You can calculate how much the IR LED over-saturates the photo-transistor.

Your photo-transistor is over-saturated because the LED currents are too high and because the 5.1k collector resistor value is much too high. The circuit in the datasheet has the load resistor at the emitter, not at the collector.
 

Sorry, I am not that good in datasheet analysis can I know how you related the red LED current of 9ma-13ma to the phototransistor current of 2.25mA-14mA and how to relate this current to phototransistor output.I mean form which plot.
The IR current is (3V-1.3)/100ohms=17mA to (3-1)/100=20mA.
And also can u suggest how to overcome this saturation problem.
 

Please note that, in your circuit (second link), the opamp output is always close to zero.
As you know, when the output is in its linear range (between upper and lower limits), the inverting input is equal to the non-inverting one.
So let us assume that the opamp is in its linear state.
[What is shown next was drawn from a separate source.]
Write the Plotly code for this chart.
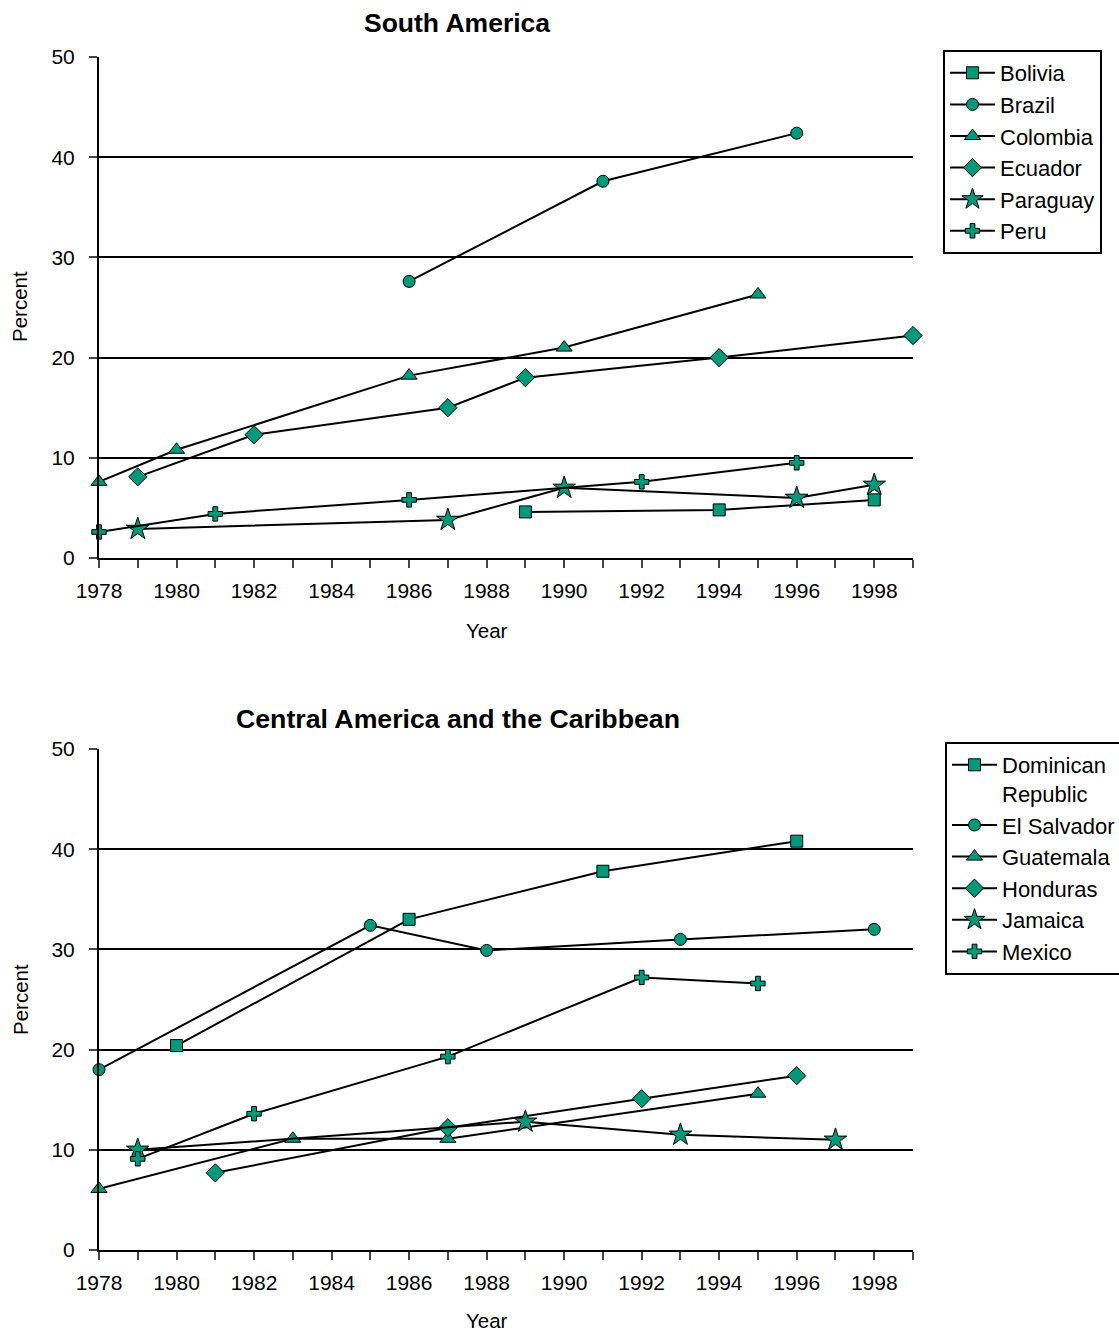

IN+ is 0.5V. Therefore IN- should be also 0.5 V.
If no light, a dc positive current passes from V3 to IN- thru R2 (5K1) and to the output thru R2 (120K). But Vout (of the opamp) cannot be lower than 0V. The voltage at IN- (Vn) is therefore:
Vn = V3 * R1 / ( R1 + R2 )
Vn = 3 * 120 / ( 120 + 5.1 )
Vn is close to 3V.
It is clear that the opamp is saturated already and its output is close to ground.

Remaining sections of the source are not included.